NEVER is a very long time.
Victor Davis Hanson's brilliant perspective is reflected rather fairly in "The Myth of the Nazi War Machine" link. I argue with none of it.
HOWEVER...
France was the #1 rated military in the world by a wide margin in 1940.
The Maginot Line was the most advance defensive system of the day.
France had More and Better tanks than Germany.
France's air force was very well equipped, and Germany lost as many planes in France as they lost in the battle of Britain.
YET...
France fell in weeks. Germany and France were technically at war for a year prior to the invasion.
No one on earth, including most of Germany's general staff, thought Germany was foolish enough to attack France.

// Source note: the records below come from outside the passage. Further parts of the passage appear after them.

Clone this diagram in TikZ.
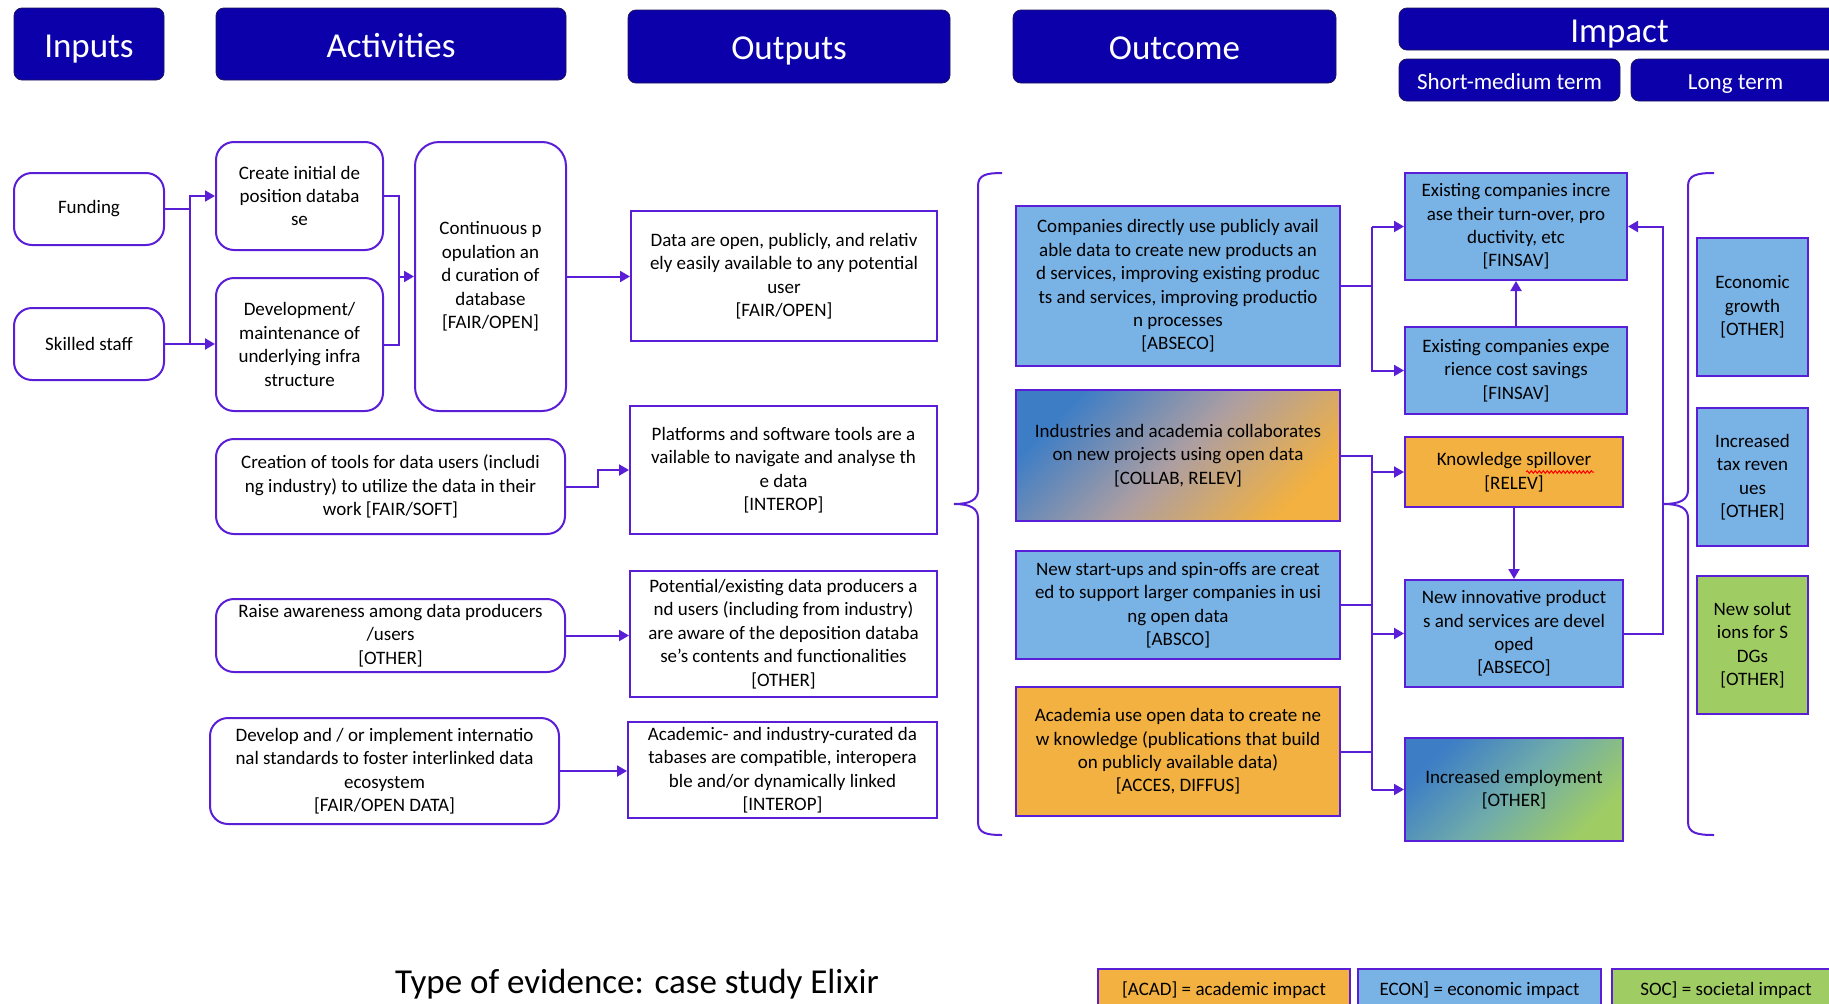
\documentclass[tikz,border=0pt]{standalone}
\usepackage{fontspec}
\setmainfont{Carlito}
\usetikzlibrary{arrows.meta,decorations.pathmorphing}

\definecolor{hdr}{RGB}{11,0,170}
\definecolor{hdrline}{RGB}{30,20,90}
\definecolor{edge}{RGB}{90,30,215}
\definecolor{econ}{RGB}{121,179,230}
\definecolor{acad}{RGB}{242,177,64}
\definecolor{soc}{RGB}{160,205,99}
\definecolor{deepblue}{RGB}{60,125,198}
\definecolor{mauve}{RGB}{172,158,162}
\definecolor{teal}{RGB}{112,172,170}

\newcommand\bodyfont{\fontsize{19}{23.4}\selectfont}

\tikzset{
  spot/.style n args={4}{at={({(#1+#3)/2},{(#2+#4)/2})}, anchor=center,
    minimum width={(#3)-(#1)}, minimum height={(#4)-(#2)}},
  hdrbox/.style={fill=hdr, draw=hdrline, line width=0.8pt, rounded corners=8pt,
    text=white, inner sep=0pt, font=\fontsize{35}{40}\selectfont,
    text height=32pt, text depth=6pt},
  subhdr/.style={hdrbox, font=\fontsize{23}{27}\selectfont,
    text height=19pt, text depth=0.6pt},
  actbox/.style={draw=edge, line width=2pt, rounded corners=18pt, fill=white,
    align=center, inner sep=0pt, font=\bodyfont},
  outbox/.style={draw=edge, line width=2pt, fill=white, align=center,
    inner sep=0pt, font=\bodyfont},
  ecobox/.style={outbox, fill=econ},
  acabox/.style={outbox, fill=acad},
  socbox/.style={outbox, fill=soc},
  mixacad/.style={outbox, top color=deepblue, bottom color=acad, middle color=mauve, shading angle=45},
  mixsoc/.style={outbox, top color=deepblue, bottom color=soc, middle color=teal, shading angle=45},
  conn/.style={draw=edge, line width=2pt},
  arr/.style={conn, -{Triangle[length=10pt,width=11pt]}},
  bracket/.style={draw=edge, line width=2pt},
}

\begin{document}
\begin{tikzpicture}[x=1pt,y=-1pt]
\useasboundingbox (0,0) rectangle (1829,1004);
\clip (0,0) rectangle (1829,1004);

% column headers
\node[hdrbox, spot={14}{8}{164}{80}] (hIn) {Inputs};
\node[hdrbox, spot={216}{8}{566}{80}] (hAct) {Activities};
\node[hdrbox, spot={628}{10}{950}{83}] (hOut) {Outputs};
\node[hdrbox, spot={1013}{10}{1336}{83}] (hOcm) {Outcome};
\node[hdrbox, spot={1399}{8}{1840}{50}] (hImp) {Impact};
\node[subhdr, spot={1399}{59}{1620}{101}] (hSM) {Short-medium term};
\node[subhdr, spot={1631}{59}{1840}{101}] (hLT) {Long term};

% inputs
\node[actbox, spot={14}{173}{164}{245}] (fund) {Funding};
\node[actbox, spot={14}{308}{164}{380}] (staff) {Skilled staff};

% activities
\node[actbox, spot={216}{142}{383}{250}] (create) {Create initial de\\position databa\\se};
\node[actbox, spot={216}{278}{383}{411}] (devel) {Development/\\maintenance of\\underlying infra\\structure};
\node[actbox, rounded corners=24pt, spot={415}{142}{566}{411}] (contin) {Continuous p\\opulation an\\d curation of\\database\\{[FAIR/OPEN]}};
\node[actbox, spot={216}{439}{565}{534}] (tools) {Creation of tools for data users (includi\\ng industry) to utilize the data in their\\work [FAIR/SOFT]};
\node[actbox, spot={216}{599}{565}{672}] (aware) {Raise awareness among data producers\\/users\\{[OTHER]}};
\node[actbox, spot={210}{718}{559}{824}] (stds) {Develop and / or implement internatio\\nal standards to foster interlinked data\\ecosystem\\{[FAIR/OPEN DATA]}};

% outputs
\node[outbox, spot={631}{211}{937}{341}] (oOpen) {Data are open, publicly, and relativ\\ely easily available to any potential\\user\\{[FAIR/OPEN]}};
\node[outbox, spot={630}{406}{937}{534}] (oPlat) {Platforms and software tools are a\\vailable to navigate and analyse th\\e data\\{[INTEROP]}};
\node[outbox, spot={630}{571}{937}{697}] (oAware) {Potential/existing data producers a\\nd users (including from industry)\\are aware of the deposition databa\\se's contents and functionalities\\{[OTHER]}};
\node[outbox, spot={628}{722}{937}{818}] (oComp) {Academic- and industry-curated da\\tabases are compatible, interopera\\ble and/or dynamically linked\\{[INTEROP]}};

% outcomes
\node[ecobox, spot={1016}{206}{1340}{366}] (cDirect) {Companies directly use publicly avail\\able data to create new products an\\d services, improving existing produc\\ts and services, improving productio\\n processes\\{[ABSECO]}};
\node[mixacad, spot={1016}{390}{1340}{521}] (cCollab) {Industries and academia collaborates\\on new projects using open data\\{[COLLAB, RELEV]}};
\node[ecobox, spot={1016}{551}{1340}{659}] (cStart) {New start-ups and spin-offs are creat\\ed to support larger companies in usi\\ng open data\\{[ABSCO]}};
\node[acabox, spot={1016}{687}{1340}{816}] (cAcad) {Academia use open data to create ne\\w knowledge (publications that build\\on publicly available data)\\{[ACCES, DIFFUS]}};

% short-medium term impact
\node[ecobox, spot={1405}{173}{1627}{280}] (sTurn) {Existing companies incre\\ase their turn-over, pro\\ductivity, etc\\{[FINSAV]}};
\node[ecobox, spot={1405}{327}{1627}{414}] (sCost) {Existing companies expe\\rience cost savings\\{[FINSAV]}};
\node[acabox, spot={1405}{437}{1623}{507}] (sKnow) {Knowledge spillover\\{[RELEV]}};
\node[ecobox, spot={1405}{580}{1623}{687}] (sInnov) {New innovative product\\s and services are devel\\oped\\{[ABSECO]}};
\node[mixsoc, spot={1405}{738}{1623}{841}] (sEmpl) {Increased employment\\{[OTHER]}};

% long term impact
\node[ecobox, spot={1697}{238}{1808}{376}] (lGrowth) {Economic\\growth\\{[OTHER]}};
\node[ecobox, spot={1697}{408}{1808}{546}] (lTax) {Increased\\tax reven\\ues\\{[OTHER]}};
\node[socbox, spot={1697}{576}{1808}{714}] (lSDG) {New solut\\ions for S\\DGs\\{[OTHER]}};

% spell-check underline
\draw[red, line width=1pt, decorate, decoration={snake, amplitude=1.3pt, segment length=4pt}]
  (1526,472) -- (1594,472);

% footer
\node[font=\fontsize{35}{40}\selectfont, inner sep=0pt] (evid) at (637,984) {Type of evidence: case study Elixir};
\node[acabox, line width=1.6pt, spot={1098}{969}{1350}{1012}] (kAcad) {[ACAD] = academic impact};
\node[ecobox, line width=1.6pt, spot={1358}{969}{1601}{1012}] (kEcon) {ECON] = economic impact};
\node[socbox, line width=1.6pt, spot={1612}{969}{1840}{1012}] (kSoc) {SOC] = societal impact};

% bus lines
\coordinate (b1) at (190,0);
\coordinate (b2) at (399,0);
\coordinate (b3) at (598,0);
\coordinate (b4) at (1372,0);
\coordinate (b5) at (1663,0);

% inputs -> activities
\draw[conn] (fund.east) -- (fund.east -| b1);
\draw[arr] (staff.east) -- (staff.east -| devel.west);
\draw[arr] (staff.east -| b1) |- (create.west);

% activities -> outputs
\draw[conn] (create.east) -- (create.east -| b2) -- (devel.east -| b2) -- (devel.east);
\draw[arr] (b2 |- contin.west) -- (contin.west);
\draw[arr] (contin.east) -- (contin.east -| oOpen.west);
\draw[arr] (tools.east) -- (tools.east -| b3) -- (b3 |- oPlat.west) -- (oPlat.west);
\draw[arr] (aware.east) -- (aware.east -| oAware.west);
\draw[arr] (stds.east) -- (stds.east -| oComp.west);

% outcomes -> short-medium term impact
\draw[conn] (cDirect.east) -- (cDirect.east -| b4);
\draw[arr] (b4 |- sTurn.west) -- (sTurn.west);
\draw[arr] (b4 |- sTurn.west) |- (sCost.west);
\draw[arr] (sCost.north) -- (sTurn.south);

\draw[conn] (cCollab.east) -- (cCollab.east -| b4) -- (b4 |- sEmpl.west);
\draw[conn] (cStart.east) -- (cStart.east -| b4);
\draw[conn] (cAcad.east) -- (cAcad.east -| b4);
\draw[arr] (b4 |- sKnow.west) -- (sKnow.west);
\draw[arr] (b4 |- sInnov.west) -- (sInnov.west);
\draw[arr] (b4 |- sEmpl.west) -- (sEmpl.west);
\draw[arr] (sKnow.south) -- (sInnov.north);
\draw[arr] (sInnov.east) -- (sInnov.east -| b5) -- (b5 |- sTurn.east) -- (sTurn.east);

% braces
\draw[bracket] (1002,173) .. controls (986,173) and (978,175) .. (978,186)
  -- (978,490) .. controls (978,500) and (970,504) .. (954,504)
  .. controls (970,504) and (978,508) .. (978,518)
  -- (978,822) .. controls (978,833) and (986,835) .. (1002,835);
\draw[bracket] (1714,173) .. controls (1697,173) and (1688,175) .. (1688,186)
  -- (1688,490) .. controls (1688,500) and (1680,504) .. (1663,504)
  .. controls (1680,504) and (1688,508) .. (1688,518)
  -- (1688,822) .. controls (1688,833) and (1697,835) .. (1714,835);
\end{tikzpicture}
\end{document}
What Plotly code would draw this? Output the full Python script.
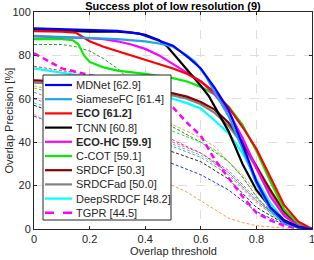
import plotly.graph_objects as go

# ---------------- data ----------------
# labelled trackers: thresholds (t) and success rates in % (v)
mdnet_t = [0, 0.1, 0.2, 0.3, 0.38, 0.45, 0.5, 0.56, 0.6, 0.65, 0.7, 0.75, 0.8, 0.85, 0.9, 0.95, 1]
mdnet_v = [92.5, 92, 91.7, 91.3, 90, 87, 84.5, 78.5, 74, 65, 55, 39, 22, 10, 3.5, 0.8, 0]

siam_t = [0, 0.1, 0.2, 0.3, 0.4, 0.45, 0.5, 0.55, 0.58, 0.62, 0.65, 0.7, 0.75, 0.8, 0.85, 0.9, 0.95, 1]
siam_v = [89, 88.5, 88, 87.5, 86.5, 85.5, 84, 80, 77, 70, 63, 52, 37, 21, 9, 3, 0.6, 0]

eco_t = [0, 0.1, 0.15, 0.17, 0.2, 0.25, 0.3, 0.35, 0.4, 0.45, 0.5, 0.55, 0.6, 0.65, 0.7, 0.75, 0.8, 0.85, 0.9, 0.95, 1]
eco_v = [91.2, 91, 90.5, 89, 86.5, 84, 82, 80, 78, 76, 74, 71.5, 68, 63, 56, 47, 37, 24, 11, 3.5, 0]

tcnn_t = [0, 0.1, 0.2, 0.3, 0.35, 0.4, 0.45, 0.48, 0.5, 0.55, 0.6, 0.63, 0.67, 0.7, 0.75, 0.8, 0.85, 0.9, 0.95, 1]
tcnn_v = [92, 91.5, 91, 91, 90.5, 89.5, 87, 84, 81, 74, 66, 61, 52, 45, 30, 18, 10, 4, 1, 0]

ecohc_t = [0, 0.1, 0.2, 0.25, 0.3, 0.35, 0.4, 0.45, 0.5, 0.55, 0.6, 0.65, 0.7, 0.75, 0.8, 0.85, 0.9, 0.95, 1]
ecohc_v = [88.7, 88.5, 88, 87.5, 86.5, 85, 83, 80, 76, 72, 68, 62, 54, 42, 28, 15, 6, 1.5, 0]

ccot_t = [0, 0.1, 0.14, 0.16, 0.18, 0.2, 0.25, 0.3, 0.4, 0.5, 0.55, 0.6, 0.65, 0.7, 0.75, 0.8, 0.85, 0.9, 0.95, 1]
ccot_v = [87.5, 87.5, 87, 85, 80, 77, 74.5, 73, 71.5, 69.5, 68, 65.5, 62, 56.5, 48, 36, 22, 9, 2.5, 0]

srdcf_t = [0, 0.1, 0.2, 0.3, 0.4, 0.5, 0.55, 0.6, 0.65, 0.7, 0.75, 0.8, 0.85, 0.9, 0.95, 1]
srdcf_v = [68.5, 68, 67, 66, 64.5, 62.5, 61, 58.5, 55, 49, 40, 29, 18, 8, 2, 0]

srdcfad_t = [0, 0.1, 0.2, 0.3, 0.4, 0.5, 0.55, 0.6, 0.65, 0.7, 0.75, 0.8, 0.85, 0.9, 0.95, 1]
srdcfad_v = [67.5, 67, 66, 65, 63.5, 61.5, 60, 57.5, 53.5, 47.5, 39, 28, 17, 7, 1.5, 0]

deep_t = [0, 0.1, 0.2, 0.3, 0.4, 0.5, 0.55, 0.6, 0.65, 0.7, 0.75, 0.8, 0.85, 0.9, 0.95, 1]
deep_v = [74, 72, 70, 67.5, 64, 60, 58, 55.5, 50, 44, 35, 23, 12, 4, 1, 0]

tgpr_t = [0, 0.05, 0.1, 0.15, 0.2, 0.25, 0.3, 0.4, 0.45, 0.5, 0.55, 0.6, 0.65, 0.7, 0.75, 0.8, 0.85, 0.9, 0.95, 1]
tgpr_v = [81, 77.5, 74, 72.5, 71, 69.5, 67.5, 63, 60, 56, 49, 43, 32, 23.5, 15, 7.5, 4, 1.5, 0.4, 0]

names = ["MDNet", "SiameseFC", "ECO", "TCNN", "ECO-HC", "C-COT", "SRDCF", "SRDCFad", "DeepSRDCF", "TGPR"]
scores = [62.9, 61.4, 61.2, 60.8, 59.9, 59.1, 50.3, 50.0, 48.2, 44.5]

# unlabelled trackers (thin dashed curves)
dkgreen_t = [0, 0.1, 0.15, 0.2, 0.25, 0.3, 0.35, 0.4, 0.5, 0.6, 0.7, 0.75, 0.8, 0.85, 0.9, 0.95, 1]
dkgreen_v = [85, 85, 84, 82, 78.5, 74, 68, 60, 47, 40, 31, 24, 15, 8, 3, 1, 0]
orange_t = [0, 0.2, 0.4, 0.5, 0.6, 0.65, 0.7, 0.75, 0.8, 0.85, 0.9, 0.95, 1]
orange_v = [66, 60, 53, 48, 42, 38, 31, 25, 17, 10, 4, 1, 0]
lime_t = [0, 0.2, 0.4, 0.5, 0.6, 0.65, 0.7, 0.75, 0.8, 0.85, 0.9, 0.95, 1]
lime_v = [65, 58, 50, 45, 40, 36.5, 31, 24, 15, 7, 2.5, 0.5, 0]
red_t = [0, 0.1, 0.15, 0.2, 0.3, 0.4, 0.5, 0.6, 0.7, 0.8, 0.9, 1]
red_v = [75, 73, 72, 69, 62, 52, 41, 35, 26, 13, 3.5, 0]
mid_t = [0, 0.2, 0.4, 0.5, 0.6, 0.7, 0.8, 0.9, 1]
gray_v = [63, 54, 43, 38, 33, 25, 12, 3, 0]
cyan_v = [58, 51, 43, 39, 34, 26, 13, 3, 0]
mag_v = [60, 52, 44, 40, 35, 27, 14, 4, 0]
black_v = [57, 48, 39, 35.5, 31, 23, 10, 2.5, 0]
blue_v = [52, 43, 34, 30, 25, 18, 8, 2, 0]
orlo_t = [0, 0.1, 0.2, 0.3, 0.4, 0.45, 0.5, 0.55, 0.6, 0.65, 0.7, 0.75, 0.8, 0.9, 1]
orlo_v = [53, 45, 38, 31, 25, 22, 20, 17, 13, 9, 5, 3, 1.5, 0.5, 0]

x_ticks = [0, 0.2, 0.4, 0.6, 0.8, 1]
x_ticklabels = ["0", "0.2", "0.4", "0.6", "0.8", "1"]
y_ticks = [0, 20, 40, 60, 80, 100]

# ---------------- styling ----------------
FONT = "Liberation Sans, Arial, sans-serif"
W, H = 314, 260
ML, MR, MT, MB = 34, 2, 12, 31

fig = go.Figure()

others = [
    (dkgreen_t, dkgreen_v, "#2f8f2f"),
    (orange_t, orange_v, "#ff9a50"),
    (lime_t, lime_v, "#33d633"),
    (red_t, red_v, "#ff2a2a"),
    (mid_t, gray_v, "#8c8c8c"),
    (mid_t, cyan_v, "#22dcdc"),
    (mid_t, mag_v, "#e84ce8"),
    (mid_t, black_v, "#222222"),
    (mid_t, blue_v, "#2233ee"),
    (orlo_t, orlo_v, "#ff9a50"),
]
for t, v, c in others:
    fig.add_trace(go.Scatter(x=t, y=v, mode="lines", showlegend=False, hoverinfo="skip",
                             line=dict(color=c, width=1, dash="3px,2px")))

main = [
    (mdnet_t, mdnet_v, "#0000ff", 2.2, "solid", False),
    (siam_t, siam_v, "#1ea5e6", 2.2, "solid", False),
    (eco_t, eco_v, "#ff0000", 2.2, "solid", True),
    (tcnn_t, tcnn_v, "#000000", 2.2, "solid", False),
    (ecohc_t, ecohc_v, "#ff00ff", 2.2, "solid", True),
    (ccot_t, ccot_v, "#00ee00", 2.2, "solid", False),
    (srdcf_t, srdcf_v, "#880000", 2.2, "solid", False),
    (srdcfad_t, srdcfad_v, "#808080", 2.2, "solid", False),
    (deep_t, deep_v, "#00ffff", 2.2, "solid", False),
    (tgpr_t, tgpr_v, "#ff00ff", 2.5, "6px,4px", False),
]
# draw lowest-ranked first so MDNet ends on top
for (t, v, c, w, d, b), n in reversed(list(zip(main, names))):
    fig.add_trace(go.Scatter(x=t, y=v, mode="lines", name=n, showlegend=False,
                             line=dict(color=c, width=w, dash=d)))

PW, PH = W - ML - MR, H - MT - MB


def px(xp):
    return (xp - ML) / PW


def py(yp):
    return (H - MB - yp) / PH


# legend box (MATLAB style, inside the axes)
shapes = [dict(type="rect", xref="paper", yref="paper", x0=px(43), x1=px(171), y0=py(220), y1=py(75),
               fillcolor="white", line=dict(color="#262626", width=1), layer="above")]
annotations = []
row0, drow = 85, 14.2
for i, ((t, v, c, w, d, b), n, s) in enumerate(zip(main, names, scores)):
    yr = row0 + i * drow
    shapes.append(dict(type="line", xref="paper", yref="paper", x0=px(45), x1=px(72), y0=py(yr), y1=py(yr),
                       line=dict(color=c, width=w, dash=("dash" if d != "solid" else "solid")), layer="above"))
    label = f"{n} [{s:.1f}]"
    if b:
        label = f"<b>{label}</b>"
    annotations.append(dict(text=label, xref="paper", yref="paper", x=px(73.5), y=py(yr),
                            xanchor="left", yanchor="middle", showarrow=False,
                            font=dict(family=FONT, size=11, color="#262626")))

# axis titles placed as text in the margins
annotations.append(dict(text="Overlap threshold", xref="paper", yref="paper", x=0.5, y=py(251),
                        xanchor="center", yanchor="middle", showarrow=False,
                        font=dict(family=FONT, size=11, color="#262626")))
annotations.append(dict(text="Overlap Precision [%]", xref="paper", yref="paper", x=px(8), y=0.5,
                        xanchor="center", yanchor="middle", textangle=-90, showarrow=False,
                        font=dict(family=FONT, size=11, color="#262626")))

axis_common = dict(showline=True, linecolor="#262626", linewidth=1, mirror="ticks",
                   ticks="inside", ticklen=3, tickcolor="#262626", automargin=False,
                   ticklabeloverflow="allow",
                   showgrid=True, gridcolor="#dedede", griddash="dash", gridwidth=1,
                   zeroline=False, tickfont=dict(family=FONT, size=11, color="#262626"))

fig.update_layout(
    width=W, height=H,
    margin=dict(l=ML, r=MR, t=MT, b=MB, autoexpand=False),
    paper_bgcolor="white", plot_bgcolor="white",
    font=dict(family=FONT, size=11, color="#262626"),
    title=dict(text="<b>Success plot of low resolution (9)</b>", x=0.5, xref="paper",
               y=1 - 6 / H, yref="container", yanchor="middle",
               font=dict(family=FONT, size=11, color="#000000")),
    xaxis=dict(range=[0, 1], tickvals=x_ticks, ticktext=x_ticklabels, **axis_common),
    yaxis=dict(range=[0, 100], tickvals=y_ticks, **axis_common),
    shapes=shapes,
    annotations=annotations,
    showlegend=False,
    hovermode=False,
)

# remove the browser's default page margin so the 314x260 figure fills the window
fig.write_html("out.html", config={"displayModeBar": False, "staticPlot": True},
               post_script="document.body.style.margin='0';document.body.style.overflow='hidden';")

It was shocking and horrifying.
THEN...
After the Blitz. Germany again did the unthinkable by invading the Soviet Union in June 1941.
YET...
October 41 through January 42 saw the Germans besieging Moscow.
They failed narrowly but many speculate that the fall of Moscow, and the possible capture of Stalin... who stayed in Moscow... might have brought the collapse of the Soviet Union.
Stalin commented that the Germans would have taken Moscow if they had one more narrow gauge locomotive.
If the Germans effectively consolidate their power at that point, they can out build the US and UK. We can bomb, but not invade. The T-34 tanks would have been a massive upgrade, and Russian aircraft production was actually good.
SO... No Normandy landing.
North Africa is very different. The Suez canal falls.
No oil problems for Germany.
You suddenly have a massive empire, both powerful and evil. And we still have Japan to fight starting December 7, 1941... significantly during siege of Moscow.
What was that again about NEVER?
Hitler, against all reason, declared war on the US. He didn't have to, and probably would have won, had he not. There was no reason for us to not just "go to war against Japan". Europe seemed lost anyway, and the Soviet Union was just as bad as Germany. Instead of exploiting this opportunity, Hitler squandered it.
Many in the UK wanted to "deal" with Hitler even with our alliance. How would that have played out if we decided to focus on Japan?
A year later, Operation Blue was on it's way to the Baku oil fields, and unwisely got sucked into house to house fighting in Stalingrad. We all know how that went. This was not the quality opportunity that Moscow presented, but stranger things had already happened in this war. Fortunately, Hitler's decision making led to the loss of 600k troops, the best of his mobile striking force. The Baku oil fields did a great job for the Soviet Union during the war, imagine a war in 43 where the Germans occupy Baku, and don't lose those 600k troops. It would have changed the war a lot.
We were very lucky, and worked our asses off.